==== Provided data ====
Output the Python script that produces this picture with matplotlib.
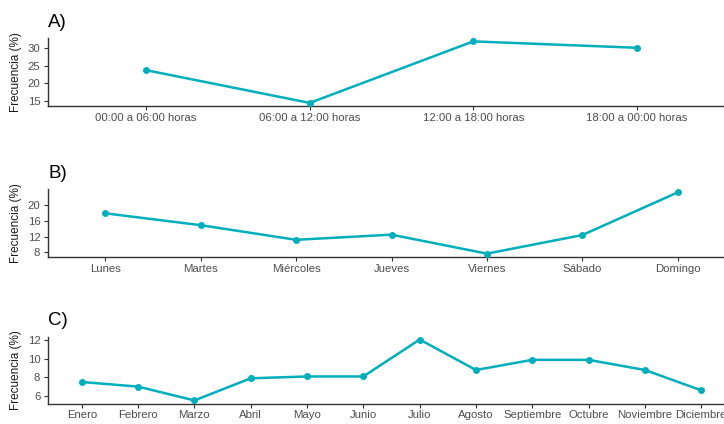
import matplotlib
matplotlib.use("Agg")
import matplotlib.pyplot as plt

plt.rcParams['font.family'] = ['Liberation Sans', 'DejaVu Sans']

# Frecuencia por franja horaria
franjas = ["00:00 a 06:00 horas", "06:00 a 12:00 horas",
           "12:00 a 18:00 horas", "18:00 a 00:00 horas"]
frec_franja = [23.7, 14.5, 31.8, 30.0]
ticks_franja = [15, 20, 25, 30]

# Frecuencia por día de la semana
dias = ["Lunes", "Martes", "Miércoles", "Jueves", "Viernes", "Sábado", "Domingo"]
frec_dia = [17.9, 14.9, 11.2, 12.5, 7.7, 12.4, 23.2]
ticks_dia = [8, 12, 16, 20]

# Frecuencia por mes
meses = ["Enero", "Febrero", "Marzo", "Abril", "Mayo", "Junio", "Julio",
         "Agosto", "Septiembre", "Octubre", "Noviembre", "Diciembre"]
frec_mes = [7.5, 7.0, 5.5, 7.9, 8.1, 8.1, 12.1, 8.8, 9.9, 9.9, 8.8, 6.6]
ticks_mes = [6, 8, 10, 12]

LINE = "#00AFBB"
TXT = "#4D4D4D"
W, H = 724, 424
LEFT, RIGHT = 48, 735

fig = plt.figure(figsize=(W / 100, H / 100), dpi=100)


def panel(top_px, bottom_px, etiqueta, cats, vals, yticks):
    ax = fig.add_axes([LEFT / W, 1 - bottom_px / H,
                       (RIGHT - LEFT) / W, (bottom_px - top_px) / H])
    x = list(range(len(cats)))
    ax.plot(x, vals, color=LINE, lw=1.8, marker="o", ms=4, zorder=3)
    ax.set_xlim(-0.6, len(cats) - 0.4)
    ax.margins(y=0.05)
    ax.set_xticks(x)
    ax.set_xticklabels(cats)
    ax.set_yticks(yticks)
    for s in ("top", "right"):
        ax.spines[s].set_visible(False)
    for s in ("left", "bottom"):
        ax.spines[s].set_color("#333333")
        ax.spines[s].set_linewidth(1.0)
    ax.tick_params(axis="both", colors="#333333", labelcolor=TXT,
                   labelsize=8.2, length=3, width=0.8, pad=2.5)
    ax.tick_params(axis="x", pad=2)
    ax.set_ylabel("Frecuencia (%)", fontsize=8.5, color="#1a1a1a")
    ax.yaxis.set_label_coords(-26 / (RIGHT - LEFT), 0.5)
    fig.text(LEFT / W, 1 - (top_px - 16) / H, etiqueta, fontsize=13.5,
             ha="left", va="center", color="black")
    return ax


panel(38.3, 106, "A)", franjas, frec_franja, ticks_franja)
panel(189.3, 256.7, "B)", dias, frec_dia, ticks_dia)
panel(336.5, 403.5, "C)", meses, frec_mes, ticks_mes)

fig.savefig("out.png", dpi=100)
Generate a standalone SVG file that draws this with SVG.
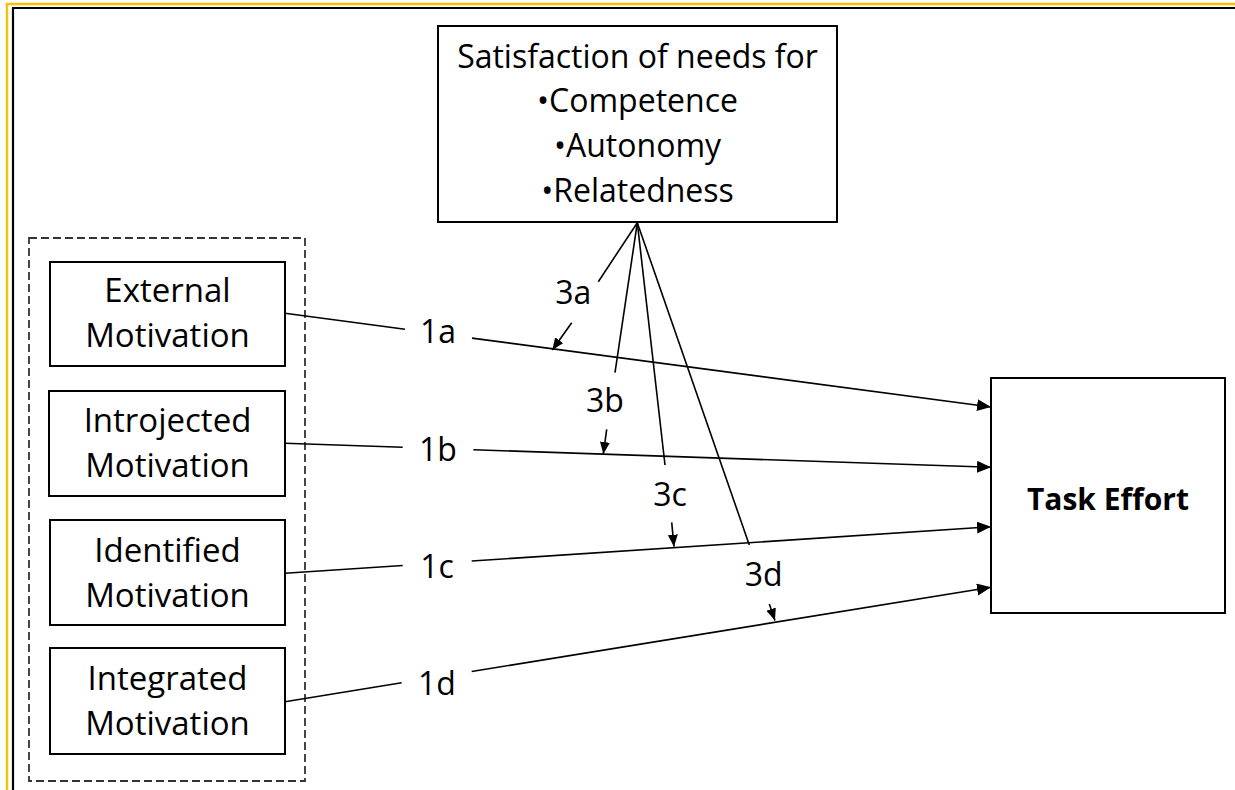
<svg xmlns="http://www.w3.org/2000/svg" width="1235" height="790" viewBox="0 0 1235 790">
<defs>
<style>
.box{fill:#fff;stroke:#000;stroke-width:2}
.dash{fill:none;stroke:#333;stroke-width:1.8;stroke-dasharray:8 4}
.t{font-family:"Open Sans","Liberation Sans",sans-serif;font-size:32px;fill:#000;text-anchor:middle}
.m{font-size:33px}
.b{font-weight:bold;font-size:30px}
.ln{fill:none;stroke:#000;stroke-width:1.6}
.big{marker-end:url(#ah)}
.sm{marker-end:url(#as)}
</style>
<marker id="ah" markerUnits="userSpaceOnUse" markerWidth="15" markerHeight="13" refX="14" refY="6" orient="auto">
<path d="M0,0 L14,6 L0,12 z" fill="#000"/>
</marker>
<marker id="as" markerUnits="userSpaceOnUse" markerWidth="13" markerHeight="11" refX="12" refY="5" orient="auto">
<path d="M0,0 L12,5 L0,10 z" fill="#000"/>
</marker>
</defs>
<rect width="1235" height="790" fill="#fff"/>
<g id="frame">
<polyline points="7,790 7,4 1235,4" fill="none" stroke="#FFC000" stroke-width="2.4"/>
<polyline points="13,790 13,8 1235,8" fill="none" stroke="#000" stroke-width="2.2"/>
</g>
<g id="group-motivations">
<rect class="dash" x="29" y="238" width="276" height="543"/>
</g>
<g id="needs">
<rect class="box" x="438" y="26" width="399" height="196"/>
<text class="t" x="637.5" y="68">Satisfaction of needs for</text>
<text class="t" x="637.5" y="112">•Competence</text>
<text class="t" x="637.5" y="157">•Autonomy</text>
<text class="t" x="637.5" y="202">•Relatedness</text>
</g>
<g id="external">
<rect class="box" x="50" y="262" width="235" height="104"/>
<text class="t m" x="167.5" y="302">External</text>
<text class="t m" x="167.5" y="347">Motivation</text>
</g>
<g id="introjected">
<rect class="box" x="49" y="391" width="236" height="105"/>
<text class="t m" x="167.5" y="431.5">Introjected</text>
<text class="t m" x="167.5" y="476.5">Motivation</text>
</g>
<g id="identified">
<rect class="box" x="50" y="520" width="235" height="105"/>
<text class="t m" x="167.5" y="561.5">Identified</text>
<text class="t m" x="167.5" y="606.5">Motivation</text>
</g>
<g id="integrated">
<rect class="box" x="50" y="648" width="235" height="106"/>
<text class="t m" x="167.5" y="690">Integrated</text>
<text class="t m" x="167.5" y="735">Motivation</text>
</g>
<g id="task-effort">
<rect class="box" x="991" y="378" width="234" height="235"/>
<text class="t b" x="1108" y="510">Task Effort</text>
</g>
<g id="connectors">
<line class="ln" x1="285" y1="313.3" x2="405" y2="329.2"/>
<line class="ln big" x1="472" y1="338.1" x2="991" y2="407"/>
<line class="ln" x1="285" y1="443.3" x2="402.7" y2="447.3"/>
<line class="ln big" x1="473.3" y1="449.7" x2="991" y2="467.3"/>
<line class="ln" x1="285" y1="573.3" x2="402.7" y2="565.5"/>
<line class="ln big" x1="471.7" y1="561" x2="991" y2="526.7"/>
<line class="ln" x1="285" y1="701.7" x2="401.7" y2="682.8"/>
<line class="ln big" x1="471.7" y1="671.5" x2="991" y2="587.3"/>
<line class="ln" x1="637.3" y1="222.7" x2="598.3" y2="281.7"/>
<line class="ln sm" x1="571.7" y1="322.7" x2="552.3" y2="350"/>
<line class="ln" x1="637.3" y1="222.7" x2="615" y2="372.7"/>
<line class="ln sm" x1="606.7" y1="429.3" x2="603.3" y2="454"/>
<line class="ln" x1="637.3" y1="222.7" x2="665" y2="465"/>
<line class="ln sm" x1="671.7" y1="522.3" x2="674" y2="546.7"/>
<line class="ln" x1="637.3" y1="222.7" x2="749.3" y2="545"/>
<line class="ln sm" x1="769.3" y1="604" x2="775" y2="620.5"/>
<g id="labels">
<text class="t" x="438" y="343">1a</text>
<text class="t" x="438" y="460.7">1b</text>
<text class="t" x="437" y="578">1c</text>
<text class="t" x="437" y="695">1d</text>
<text class="t" x="573.3" y="304">3a</text>
<text class="t" x="605" y="411.5">3b</text>
<text class="t" x="670" y="506">3c</text>
<text class="t" x="763.7" y="586">3d</text>
</g>
</g>
</svg>
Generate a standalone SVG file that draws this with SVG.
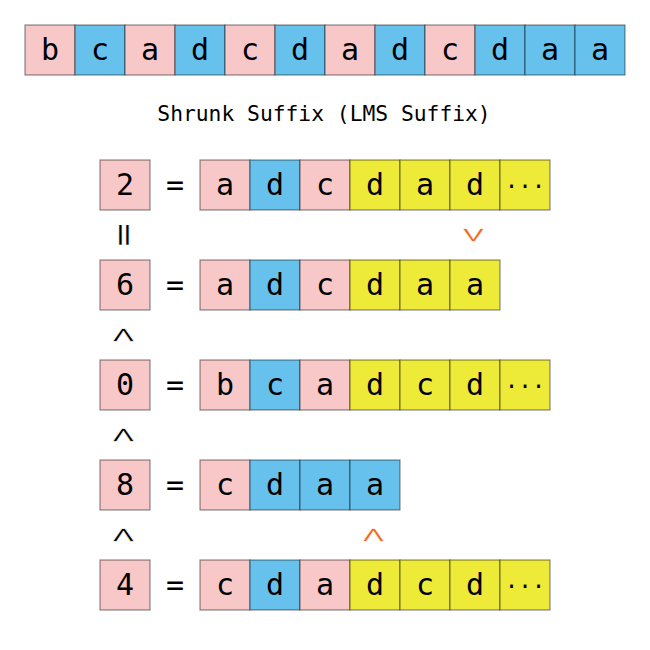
<svg xmlns="http://www.w3.org/2000/svg" width="650" height="650" viewBox="0 0 650 650">
<style>
rect{stroke:#000;stroke-opacity:0.45;stroke-width:1.2}
.p{fill:#f8c8c8}.b{fill:#66c2ec}.y{fill:#eeea38}
text{font-family:"DejaVu Sans Mono","Liberation Mono",monospace;fill:#000}
.t{font-size:30px;text-anchor:middle}
.e{font-size:22.5px;text-anchor:middle}
.h{font-size:21.3px;text-anchor:middle}
.c{stroke:#fff;stroke-width:0.55px}
.q{stroke:#fff;stroke-width:0.3px}
.o{fill:#ee6618}
</style>
<rect width="650" height="650" fill="#fff" style="stroke:none"/>
<g id="sequence">
<rect class="p" x="25" y="25" width="50" height="50"/><text class="t" x="50" y="60">b</text>
<rect class="b" x="75" y="25" width="50" height="50"/><text class="t" x="100" y="60">c</text>
<rect class="p" x="125" y="25" width="50" height="50"/><text class="t" x="150" y="60">a</text>
<rect class="b" x="175" y="25" width="50" height="50"/><text class="t" x="200" y="60">d</text>
<rect class="p" x="225" y="25" width="50" height="50"/><text class="t" x="250" y="60">c</text>
<rect class="b" x="275" y="25" width="50" height="50"/><text class="t" x="300" y="60">d</text>
<rect class="p" x="325" y="25" width="50" height="50"/><text class="t" x="350" y="60">a</text>
<rect class="b" x="375" y="25" width="50" height="50"/><text class="t" x="400" y="60">d</text>
<rect class="p" x="425" y="25" width="50" height="50"/><text class="t" x="450" y="60">c</text>
<rect class="b" x="475" y="25" width="50" height="50"/><text class="t" x="500" y="60">d</text>
<rect class="b" x="525" y="25" width="50" height="50"/><text class="t" x="550" y="60">a</text>
<rect class="b" x="575" y="25" width="50" height="50"/><text class="t" x="600" y="60">a</text>
</g>
<text id="title" class="h" x="324" y="121">Shrunk Suffix (LMS Suffix)</text>
<g id="row2">
<rect class="p" x="100" y="160" width="50" height="50"/><text class="t" x="125" y="195">2</text>
<text class="t" x="175" y="195">=</text>
<rect class="p" x="200" y="160" width="50" height="50"/><text class="t" x="225" y="195">a</text>
<rect class="b" x="250" y="160" width="50" height="50"/><text class="t" x="275" y="195">d</text>
<rect class="p" x="300" y="160" width="50" height="50"/><text class="t" x="325" y="195">c</text>
<rect class="y" x="350" y="160" width="50" height="50"/><text class="t" x="375" y="195">d</text>
<rect class="y" x="400" y="160" width="50" height="50"/><text class="t" x="425" y="195">a</text>
<rect class="y" x="450" y="160" width="50" height="50"/><text class="t" x="475" y="195">d</text>
<rect class="y" x="500" y="160" width="50" height="50"/><text class="e" x="525" y="194">···</text>
</g>
<g id="row6">
<rect class="p" x="100" y="260" width="50" height="50"/><text class="t" x="125" y="295">6</text>
<text class="t" x="175" y="295">=</text>
<rect class="p" x="200" y="260" width="50" height="50"/><text class="t" x="225" y="295">a</text>
<rect class="b" x="250" y="260" width="50" height="50"/><text class="t" x="275" y="295">d</text>
<rect class="p" x="300" y="260" width="50" height="50"/><text class="t" x="325" y="295">c</text>
<rect class="y" x="350" y="260" width="50" height="50"/><text class="t" x="375" y="295">d</text>
<rect class="y" x="400" y="260" width="50" height="50"/><text class="t" x="425" y="295">a</text>
<rect class="y" x="450" y="260" width="50" height="50"/><text class="t" x="475" y="295">a</text>
</g>
<g id="row0">
<rect class="p" x="100" y="360" width="50" height="50"/><text class="t" x="125" y="395">0</text>
<text class="t" x="175" y="395">=</text>
<rect class="p" x="200" y="360" width="50" height="50"/><text class="t" x="225" y="395">b</text>
<rect class="b" x="250" y="360" width="50" height="50"/><text class="t" x="275" y="395">c</text>
<rect class="p" x="300" y="360" width="50" height="50"/><text class="t" x="325" y="395">a</text>
<rect class="y" x="350" y="360" width="50" height="50"/><text class="t" x="375" y="395">d</text>
<rect class="y" x="400" y="360" width="50" height="50"/><text class="t" x="425" y="395">c</text>
<rect class="y" x="450" y="360" width="50" height="50"/><text class="t" x="475" y="395">d</text>
<rect class="y" x="500" y="360" width="50" height="50"/><text class="e" x="525" y="394">···</text>
</g>
<g id="row8">
<rect class="p" x="100" y="460" width="50" height="50"/><text class="t" x="125" y="495">8</text>
<text class="t" x="175" y="495">=</text>
<rect class="p" x="200" y="460" width="50" height="50"/><text class="t" x="225" y="495">c</text>
<rect class="b" x="250" y="460" width="50" height="50"/><text class="t" x="275" y="495">d</text>
<rect class="b" x="300" y="460" width="50" height="50"/><text class="t" x="325" y="495">a</text>
<rect class="b" x="350" y="460" width="50" height="50"/><text class="t" x="375" y="495">a</text>
</g>
<g id="row4">
<rect class="p" x="100" y="560" width="50" height="50"/><text class="t" x="125" y="595">4</text>
<text class="t" x="175" y="595">=</text>
<rect class="p" x="200" y="560" width="50" height="50"/><text class="t" x="225" y="595">c</text>
<rect class="b" x="250" y="560" width="50" height="50"/><text class="t" x="275" y="595">d</text>
<rect class="p" x="300" y="560" width="50" height="50"/><text class="t" x="325" y="595">a</text>
<rect class="y" x="350" y="560" width="50" height="50"/><text class="t" x="375" y="595">d</text>
<rect class="y" x="400" y="560" width="50" height="50"/><text class="t" x="425" y="595">c</text>
<rect class="y" x="450" y="560" width="50" height="50"/><text class="t" x="475" y="595">d</text>
<rect class="y" x="500" y="560" width="50" height="50"/><text class="e" x="525" y="594">···</text>
</g>
<g id="connectors">
<text class="t q" transform="translate(125 235) rotate(90) scale(1.3 1.15)" dominant-baseline="central">=</text>
<text class="t c" transform="translate(125 335) rotate(90) scale(0.8 1.45)" dominant-baseline="central">&lt;</text>
<text class="t c" transform="translate(125 435) rotate(90) scale(0.8 1.45)" dominant-baseline="central">&lt;</text>
<text class="t c" transform="translate(125 535) rotate(90) scale(0.8 1.45)" dominant-baseline="central">&lt;</text>
<text class="t c o" transform="translate(475 235) rotate(90) scale(0.8 1.45)" dominant-baseline="central">&gt;</text>
<text class="t c o" transform="translate(375 535) rotate(90) scale(0.8 1.45)" dominant-baseline="central">&lt;</text>
</g>
</svg>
====
The lines from the start of the entries above through the one containing "fig = plt.figure(figsize=(W" are to be retyped exactly, and no others. Pictures are left out.

Reply:
Output the Python script that produces this picture with matplotlib.
import matplotlib
matplotlib.use("Agg")
import matplotlib.pyplot as plt

plt.rcParams['font.family'] = ['Liberation Sans', 'DejaVu Sans']

# Frecuencia por franja horaria
franjas = ["00:00 a 06:00 horas", "06:00 a 12:00 horas",
           "12:00 a 18:00 horas", "18:00 a 00:00 horas"]
frec_franja = [23.7, 14.5, 31.8, 30.0]
ticks_franja = [15, 20, 25, 30]

# Frecuencia por día de la semana
dias = ["Lunes", "Martes", "Miércoles", "Jueves", "Viernes", "Sábado", "Domingo"]
frec_dia = [17.9, 14.9, 11.2, 12.5, 7.7, 12.4, 23.2]
ticks_dia = [8, 12, 16, 20]

# Frecuencia por mes
meses = ["Enero", "Febrero", "Marzo", "Abril", "Mayo", "Junio", "Julio",
         "Agosto", "Septiembre", "Octubre", "Noviembre", "Diciembre"]
frec_mes = [7.5, 7.0, 5.5, 7.9, 8.1, 8.1, 12.1, 8.8, 9.9, 9.9, 8.8, 6.6]
ticks_mes = [6, 8, 10, 12]

LINE = "#00AFBB"
TXT = "#4D4D4D"
W, H = 724, 424
LEFT, RIGHT = 48, 735

fig = plt.figure(figsize=(W / 100, H / 100), dpi=100)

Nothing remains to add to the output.